The visuals, which were revealed via Twitter on Wednesday, supposedly depict one of the killed American soldiers. The Twitter account, belonging to one "Mohammed Mahmoud Abu Maali," claimed that he received the footage from the Daesh affiliate that has claimed responsibility for the attack, the Islamic State in the Greater Sahel (ISGS).
"The video shows one side of the attack, the American dead, some photos were shot by an American soldier, but ISIS [Daesh] took them after the photographer was killed," Maali wrote, according to the Military Times.
La vidéo, diffusée par ISIS au Mali, sur son attaque contre la force spéciale américaine au Niger, a duré plus de 10minutes, et comprend des scènes d'un soldat blessé hurlant, en plus des corps de trois autres soldats américains morts. pic.twitter.com/toJeMUNDBj
— محمدمحمود أبوالمعالي (@maboulmaaly) January 24, 2018
US Africa Command (AFRICOM) issued a statement on Thursday that they were "reviewing the post and determining the veracity of the tweet and the assertions that there is an associated video."
"We cannot comment further on this issue, or the ongoing investigation related to the Oct. 4 ambush until the investigation is complete."
The unverified photo and video could prove to be useful evidence in the US ongoing investigation of the deaths of Staff Sgts. Bryan Black, Jeremiah Johnson and Dustin Wright and Sgt. La David Johnson, the four slain US soldiers.
One other video is known to exist from the ambush, of the militants planning the attack before it happened. "It says 'if we capture them, what are we going to do with them?' One of them says, 'we'll decapitate them,' another guy says 'we'll fight them with weapons,'" said retired Lieutenant Colonel Rudolph Atallah on behalf of ABC.
The October 4 ambush occurred near the village of Tongo Tongo along the border between Niger and neighboring Mali, about 120 miles from the Nigerien capital of Niamey. A dozen US soldiers were accompanying 30 Nigerien soldiers in a sortie searching for a local Islamic militant, although the Pentagon has refused to disclose the specifics of the US mission.

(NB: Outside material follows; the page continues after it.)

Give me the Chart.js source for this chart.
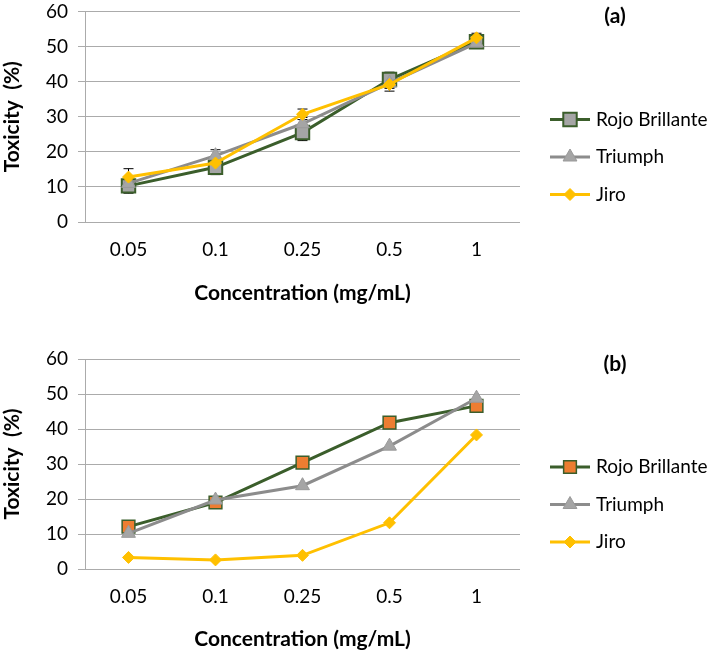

The militants sprang an ambush on the US-Nigerien troops, opening fire on them with machine guns and destroying their vehicles with rocket-propelled grenades. The battle ended when French air support stationed in Mali arrived, sending the militants into retreat.
ISGS is thought to be a new offshoot of the broader network of Daesh affiliates, with the group's leadership in the Middle East acknowledging them as such in October 2016. They claimed responsibility for the Tongo Tongo ambush earlier in January.
Roughly 800 American soldiers are stationed in Niger, running training, support and drone missions out of the capital of Niamey. Their mission is to aid in the quest to "defeat violent extremism in Africa" and respond to the "global threat with foreign fighters," according to US Chairman of the Joint Chiefs of Staff Gen. Joseph Dunford in October.
One thing they are not authorized to do is enter firefights except in self-defense or expose themselves to situations where there is a high probability of enemy action, so it's possible then that the 12 American soldiers were acting outside the scope of their rules of engagement.